Stated task:
Repeat the whole of the data, keeping every detail the same.

Recorded information:
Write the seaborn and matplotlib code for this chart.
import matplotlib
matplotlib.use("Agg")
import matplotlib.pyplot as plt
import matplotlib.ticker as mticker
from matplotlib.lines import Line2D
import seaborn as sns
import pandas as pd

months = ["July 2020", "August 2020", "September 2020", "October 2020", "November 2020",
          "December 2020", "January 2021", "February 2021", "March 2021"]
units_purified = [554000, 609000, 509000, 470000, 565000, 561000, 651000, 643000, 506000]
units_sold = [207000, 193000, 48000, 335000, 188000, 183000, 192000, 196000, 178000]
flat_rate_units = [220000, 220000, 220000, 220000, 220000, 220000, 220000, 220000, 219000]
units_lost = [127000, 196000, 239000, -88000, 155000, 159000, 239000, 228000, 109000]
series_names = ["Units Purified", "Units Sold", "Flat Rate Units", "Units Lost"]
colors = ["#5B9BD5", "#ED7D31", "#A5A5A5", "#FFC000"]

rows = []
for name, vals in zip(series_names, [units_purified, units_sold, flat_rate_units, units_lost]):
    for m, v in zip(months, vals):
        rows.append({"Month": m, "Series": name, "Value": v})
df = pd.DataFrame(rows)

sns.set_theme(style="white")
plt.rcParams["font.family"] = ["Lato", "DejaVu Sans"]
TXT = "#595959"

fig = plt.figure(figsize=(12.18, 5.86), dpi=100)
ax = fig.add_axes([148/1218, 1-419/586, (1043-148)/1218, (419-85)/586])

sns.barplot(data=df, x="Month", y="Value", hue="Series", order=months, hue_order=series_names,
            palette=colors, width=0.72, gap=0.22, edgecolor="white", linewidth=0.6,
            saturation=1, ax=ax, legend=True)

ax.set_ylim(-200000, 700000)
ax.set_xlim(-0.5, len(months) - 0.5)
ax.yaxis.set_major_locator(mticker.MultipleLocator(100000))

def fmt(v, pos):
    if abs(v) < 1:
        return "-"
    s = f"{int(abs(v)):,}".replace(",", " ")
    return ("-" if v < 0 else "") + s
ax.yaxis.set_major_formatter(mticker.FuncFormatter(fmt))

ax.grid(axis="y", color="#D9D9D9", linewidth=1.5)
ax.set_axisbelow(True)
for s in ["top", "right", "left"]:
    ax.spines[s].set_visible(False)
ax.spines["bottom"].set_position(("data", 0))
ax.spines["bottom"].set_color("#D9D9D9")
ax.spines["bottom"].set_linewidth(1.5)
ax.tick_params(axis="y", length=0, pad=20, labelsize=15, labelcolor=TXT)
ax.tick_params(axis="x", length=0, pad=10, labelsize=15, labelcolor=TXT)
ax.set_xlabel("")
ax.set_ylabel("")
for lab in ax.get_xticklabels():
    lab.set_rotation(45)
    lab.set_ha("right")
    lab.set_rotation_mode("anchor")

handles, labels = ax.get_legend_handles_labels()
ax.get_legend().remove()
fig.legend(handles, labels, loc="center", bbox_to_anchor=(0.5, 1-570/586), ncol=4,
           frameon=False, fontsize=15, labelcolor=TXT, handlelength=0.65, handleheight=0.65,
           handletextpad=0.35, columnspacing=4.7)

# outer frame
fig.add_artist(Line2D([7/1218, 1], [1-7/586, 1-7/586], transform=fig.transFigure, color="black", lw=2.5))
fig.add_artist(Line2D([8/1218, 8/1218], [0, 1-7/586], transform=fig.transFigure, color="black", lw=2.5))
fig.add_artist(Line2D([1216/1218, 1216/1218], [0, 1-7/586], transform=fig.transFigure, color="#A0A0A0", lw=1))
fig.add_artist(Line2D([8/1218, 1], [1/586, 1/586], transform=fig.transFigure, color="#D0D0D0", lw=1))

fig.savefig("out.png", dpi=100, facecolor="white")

Solution for this task:
Write the seaborn and matplotlib code for this chart.
import matplotlib
matplotlib.use("Agg")
import matplotlib.pyplot as plt
import matplotlib.ticker as mticker
from matplotlib.lines import Line2D
import seaborn as sns
import pandas as pd

months = ["July 2020", "August 2020", "September 2020", "October 2020", "November 2020",
          "December 2020", "January 2021", "February 2021", "March 2021"]
units_purified = [554000, 609000, 509000, 470000, 565000, 561000, 651000, 643000, 506000]
units_sold = [207000, 193000, 48000, 335000, 188000, 183000, 192000, 196000, 178000]
flat_rate_units = [220000, 220000, 220000, 220000, 220000, 220000, 220000, 220000, 219000]
units_lost = [127000, 196000, 239000, -88000, 155000, 159000, 239000, 228000, 109000]
series_names = ["Units Purified", "Units Sold", "Flat Rate Units", "Units Lost"]
colors = ["#5B9BD5", "#ED7D31", "#A5A5A5", "#FFC000"]

rows = []
for name, vals in zip(series_names, [units_purified, units_sold, flat_rate_units, units_lost]):
    for m, v in zip(months, vals):
        rows.append({"Month": m, "Series": name, "Value": v})
df = pd.DataFrame(rows)

sns.set_theme(style="white")
plt.rcParams["font.family"] = ["Lato", "DejaVu Sans"]
TXT = "#595959"

fig = plt.figure(figsize=(12.18, 5.86), dpi=100)
ax = fig.add_axes([148/1218, 1-419/586, (1043-148)/1218, (419-85)/586])

sns.barplot(data=df, x="Month", y="Value", hue="Series", order=months, hue_order=series_names,
            palette=colors, width=0.72, gap=0.22, edgecolor="white", linewidth=0.6,
            saturation=1, ax=ax, legend=True)

ax.set_ylim(-200000, 700000)
ax.set_xlim(-0.5, len(months) - 0.5)
ax.yaxis.set_major_locator(mticker.MultipleLocator(100000))

def fmt(v, pos):
    if abs(v) < 1:
        return "-"
    s = f"{int(abs(v)):,}".replace(",", " ")
    return ("-" if v < 0 else "") + s
ax.yaxis.set_major_formatter(mticker.FuncFormatter(fmt))

ax.grid(axis="y", color="#D9D9D9", linewidth=1.5)
ax.set_axisbelow(True)
for s in ["top", "right", "left"]:
    ax.spines[s].set_visible(False)
ax.spines["bottom"].set_position(("data", 0))
ax.spines["bottom"].set_color("#D9D9D9")
ax.spines["bottom"].set_linewidth(1.5)
ax.tick_params(axis="y", length=0, pad=20, labelsize=15, labelcolor=TXT)
ax.tick_params(axis="x", length=0, pad=10, labelsize=15, labelcolor=TXT)
ax.set_xlabel("")
ax.set_ylabel("")
for lab in ax.get_xticklabels():
    lab.set_rotation(45)
    lab.set_ha("right")
    lab.set_rotation_mode("anchor")

handles, labels = ax.get_legend_handles_labels()
ax.get_legend().remove()
fig.legend(handles, labels, loc="center", bbox_to_anchor=(0.5, 1-570/586), ncol=4,
           frameon=False, fontsize=15, labelcolor=TXT, handlelength=0.65, handleheight=0.65,
           handletextpad=0.35, columnspacing=4.7)

# outer frame
fig.add_artist(Line2D([7/1218, 1], [1-7/586, 1-7/586], transform=fig.transFigure, color="black", lw=2.5))
fig.add_artist(Line2D([8/1218, 8/1218], [0, 1-7/586], transform=fig.transFigure, color="black", lw=2.5))
fig.add_artist(Line2D([1216/1218, 1216/1218], [0, 1-7/586], transform=fig.transFigure, color="#A0A0A0", lw=1))
fig.add_artist(Line2D([8/1218, 1], [1/586, 1/586], transform=fig.transFigure, color="#D0D0D0", lw=1))

fig.savefig("out.png", dpi=100, facecolor="white")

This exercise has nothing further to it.